== Data block

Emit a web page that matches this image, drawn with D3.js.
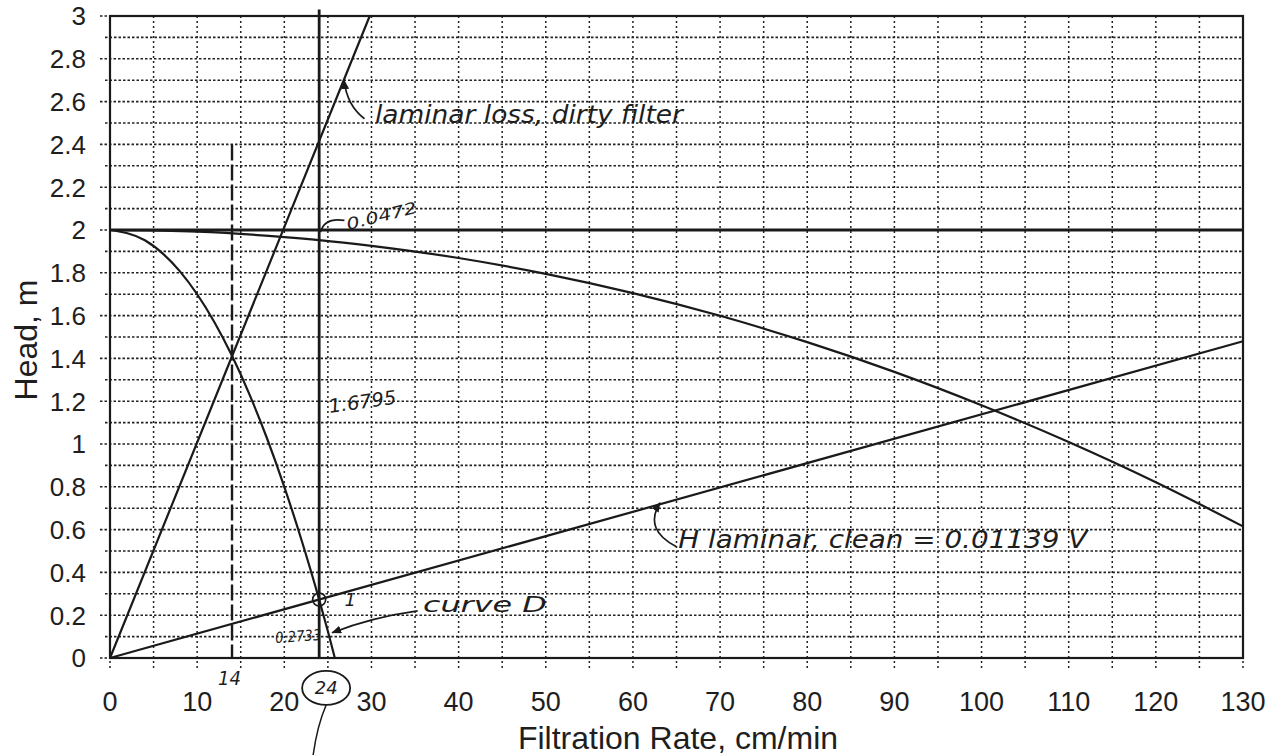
<!DOCTYPE html>
<html>
<head>
<meta charset="utf-8">
<script src="https://cdn.jsdelivr.net/npm/d3@7"></script>
<style>
  body { margin: 0; background: #fff; }
  svg { display: block; }
  text { font-family: "Liberation Sans", Arial, sans-serif; fill: #1e1e1e; }
  .hand { font-family: "DejaVu Sans", sans-serif; font-style: italic; }
</style>
</head>
<body>
<svg id="chart" width="1271" height="755"></svg>
<script>
// valeurs
var xTickValues = [0, 10, 20, 30, 40, 50, 60, 70, 80, 90, 100, 110, 120, 130];
var xTickLabels = ["0", "10", "20", "30", "40", "50", "60", "70", "80", "90", "100", "110", "120", "130"];
var yTickValues = [0, 0.2, 0.4, 0.6, 0.8, 1, 1.2, 1.4, 1.6, 1.8, 2, 2.2, 2.4, 2.6, 2.8, 3];
var yTickLabels = ["0", "0.2", "0.4", "0.6", "0.8", "1", "1.2", "1.4", "1.6", "1.8", "2", "2.2", "2.4", "2.6", "2.8", "3"];

// charge disponible (courbe qui descend lentement)
var availV = [0, 10, 20, 24, 30, 40, 50, 60, 70, 80, 90, 100, 110, 120, 130];
var availH = [2, 1.992, 1.967, 1.953, 1.926, 1.869, 1.795, 1.705, 1.599, 1.476, 1.337, 1.181, 1.009, 0.821, 0.615];

// courbe D
var curveDV = [0, 4, 8, 12, 14, 16, 18, 20, 22, 24, 25, 25.8];
var curveDH = [2, 1.952, 1.808, 1.568, 1.412, 1.232, 1.028, 0.80, 0.548, 0.273, 0.125, 0];

// pertes laminaires
var dirtyV = [0, 14, 29.8];
var dirtyH = [0, 1.41, 3];
var cleanV = [0, 130];
var cleanH = [0, 1.48];

// niveau constant
var levelV = [0, 130];
var levelH = [2, 2];

var designRate = 24;
var crossRate = 14;

var svg = d3.select("#chart");

var x = d3.scaleLinear().domain([0, 130]).range([110, 1243]);
var y = d3.scaleLinear().domain([0, 3]).range([658, 16]);

var ink = "#1a1a1a";

// fleches
var defs = svg.append("defs");
defs.append("marker")
  .attr("id", "head")
  .attr("viewBox", "0 0 10 8")
  .attr("refX", 9).attr("refY", 4)
  .attr("markerWidth", 10).attr("markerHeight", 8)
  .attr("markerUnits", "userSpaceOnUse")
  .attr("orient", "auto")
  .append("path").attr("d", "M0,0 L10,4 L0,8 z").attr("fill", ink);

// grille pointillee
var g = svg.append("g");
g.selectAll(".vgrid")
  .data(d3.range(0, 131, 5))
  .enter().append("line")
    .attr("x1", function(d) { return x(d); })
    .attr("x2", function(d) { return x(d); })
    .attr("y1", y(3))
    .attr("y2", y(0) + 11)
    .attr("stroke", "#222")
    .attr("stroke-width", 1.5)
    .attr("stroke-dasharray", "2,3");

g.selectAll(".hgrid")
  .data(d3.range(0, 31, 1))
  .enter().append("line")
    .attr("x1", function(d) { return d % 2 ? x(0) - 5 : x(0) - 10; })
    .attr("x2", x(130))
    .attr("y1", function(d) { return y(d / 10); })
    .attr("y2", function(d) { return y(d / 10); })
    .attr("stroke", "#222")
    .attr("stroke-width", 1.6)
    .attr("stroke-dasharray", "2.5,2");

// cadre
g.append("rect")
  .attr("x", x(0)).attr("y", y(3))
  .attr("width", x(130) - x(0)).attr("height", y(0) - y(3))
  .attr("fill", "none").attr("stroke", ink).attr("stroke-width", 2.2);

// etiquettes des axes
svg.selectAll(".ylab")
  .data(yTickValues)
  .enter().append("text")
    .attr("x", 86)
    .attr("y", function(d) { return y(d); })
    .attr("dy", "0.36em")
    .attr("text-anchor", "end")
    .style("font-size", "26px")
    .text(function(d, i) { return yTickLabels[i]; });

svg.selectAll(".xlab")
  .data(xTickValues)
  .enter().append("text")
    .attr("x", function(d) { return x(d); })
    .attr("y", 711)
    .attr("text-anchor", "middle")
    .style("font-size", "27px")
    .text(function(d, i) { return xTickLabels[i]; });

svg.append("text")
  .attr("x", 678).attr("y", 749)
  .attr("text-anchor", "middle")
  .style("font-size", "32px")
  .text("Filtration Rate, cm/min");

svg.append("text")
  .attr("transform", "translate(37,340) rotate(-90)")
  .attr("text-anchor", "middle")
  .style("font-size", "32px")
  .text("Head, m");

// courbes
function drawSeries(vs, hs, width, curve) {
  var pts = vs.map(function(v, i) { return [v, hs[i]]; });
  var line = d3.line()
    .x(function(d) { return x(d[0]); })
    .y(function(d) { return y(d[1]); })
    .curve(curve || d3.curveLinear);
  svg.append("path")
    .datum(pts)
    .attr("d", line)
    .attr("fill", "none")
    .attr("stroke", ink)
    .attr("stroke-width", width);
}

drawSeries(levelV, levelH, 2.8);
drawSeries(availV, availH, 2.2, d3.curveMonotoneX);
drawSeries(curveDV, curveDH, 2.2, d3.curveMonotoneX);
drawSeries(dirtyV, dirtyH, 2.2);
drawSeries(cleanV, cleanH, 2.2);

// verticales de lecture
svg.append("line")
  .attr("x1", x(designRate)).attr("x2", x(designRate))
  .attr("y1", y(3.03)).attr("y2", y(0))
  .attr("stroke", ink).attr("stroke-width", 2.8);

svg.append("line")
  .attr("x1", x(crossRate)).attr("x2", x(crossRate))
  .attr("y1", y(2.4)).attr("y2", y(0))
  .attr("stroke", ink).attr("stroke-width", 2.4)
  .attr("stroke-dasharray", "16,4");

// annotations manuscrites
function note(txt, v, h, size, len, rot) {
  var t = svg.append("text")
    .attr("class", "hand")
    .attr("transform", "translate(" + x(v) + "," + y(h) + ") rotate(" + (rot || 0) + ")")
    .style("font-size", size + "px")
    .text(txt);
  if (len) t.attr("textLength", len).attr("lengthAdjust", "spacingAndGlyphs");
  return t;
}

function leader(p0, c, p1, arrow) {
  var p = d3.path();
  p.moveTo(x(p0[0]), y(p0[1]));
  p.quadraticCurveTo(x(c[0]), y(c[1]), x(p1[0]), y(p1[1]));
  var el = svg.append("path")
    .attr("d", p.toString())
    .attr("fill", "none")
    .attr("stroke", ink)
    .attr("stroke-width", 1.7);
  if (arrow) el.attr("marker-end", "url(#head)");
}

note("laminar loss, dirty filter", 30.4, 2.5, 24, 308);
leader([29.2, 2.52], [27.2, 2.58], [26.85, 2.7], true);

note("0.0472", 27.3, 2.0, 16, 72, -14);
leader([26.9, 2.045], [24.6, 2.06], [24.15, 1.99], false);

note("1.6795", 25.2, 1.145, 19, 68, -8);

note("H laminar, clean = 0.01139 V", 65.2, 0.513, 24, 409);
leader([65.0, 0.52], [61.2, 0.6], [63.1, 0.725], true);

note("curve D", 35.9, 0.215, 22, 124);
leader([35.3, 0.22], [30, 0.19], [25.5, 0.118], true);

svg.append("circle")
  .attr("cx", x(designRate)).attr("cy", y(0.2733))
  .attr("r", 6.5)
  .attr("fill", "none").attr("stroke", ink).attr("stroke-width", 1.7);

note("1", 26.9, 0.243, 18);
note("0.2733", 19.0, 0.07, 15, 46, -4);

note("14", 12.4, -0.126, 19, 23);

svg.append("ellipse")
  .attr("cx", x(24.8)).attr("cy", y(-0.14))
  .attr("rx", 24).attr("ry", 17)
  .attr("fill", "none").attr("stroke", ink).attr("stroke-width", 1.8);
svg.append("text")
  .attr("class", "hand")
  .attr("x", x(24.8)).attr("y", y(-0.14) + 6)
  .attr("text-anchor", "middle")
  .style("font-size", "18px")
  .text("24");
svg.append("path")
  .attr("d", "M" + x(24.8) + "," + (y(-0.14) + 17) + " Q" + (x(24.8) - 9) + "," + (y(-0.14) + 38) + " " + (x(24.8) - 13) + ",755")
  .attr("fill", "none").attr("stroke", ink).attr("stroke-width", 1.5);
</script>
</body>
</html>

====

Emit the lines of the material exactly, from its first line to the line containing "var cleanH = [0, 1.48];", inclusive; leave every picture out.

Emit a web page that matches this image, drawn with D3.js.
<!DOCTYPE html>
<html>
<head>
<meta charset="utf-8">
<script src="https://cdn.jsdelivr.net/npm/d3@7"></script>
<style>
  body { margin: 0; background: #fff; }
  svg { display: block; }
  text { font-family: "Liberation Sans", Arial, sans-serif; fill: #1e1e1e; }
  .hand { font-family: "DejaVu Sans", sans-serif; font-style: italic; }
</style>
</head>
<body>
<svg id="chart" width="1271" height="755"></svg>
<script>
// valeurs
var xTickValues = [0, 10, 20, 30, 40, 50, 60, 70, 80, 90, 100, 110, 120, 130];
var xTickLabels = ["0", "10", "20", "30", "40", "50", "60", "70", "80", "90", "100", "110", "120", "130"];
var yTickValues = [0, 0.2, 0.4, 0.6, 0.8, 1, 1.2, 1.4, 1.6, 1.8, 2, 2.2, 2.4, 2.6, 2.8, 3];
var yTickLabels = ["0", "0.2", "0.4", "0.6", "0.8", "1", "1.2", "1.4", "1.6", "1.8", "2", "2.2", "2.4", "2.6", "2.8", "3"];

// charge disponible (courbe qui descend lentement)
var availV = [0, 10, 20, 24, 30, 40, 50, 60, 70, 80, 90, 100, 110, 120, 130];
var availH = [2, 1.992, 1.967, 1.953, 1.926, 1.869, 1.795, 1.705, 1.599, 1.476, 1.337, 1.181, 1.009, 0.821, 0.615];

// courbe D
var curveDV = [0, 4, 8, 12, 14, 16, 18, 20, 22, 24, 25, 25.8];
var curveDH = [2, 1.952, 1.808, 1.568, 1.412, 1.232, 1.028, 0.80, 0.548, 0.273, 0.125, 0];

// pertes laminaires
var dirtyV = [0, 14, 29.8];
var dirtyH = [0, 1.41, 3];
var cleanV = [0, 130];
var cleanH = [0, 1.48];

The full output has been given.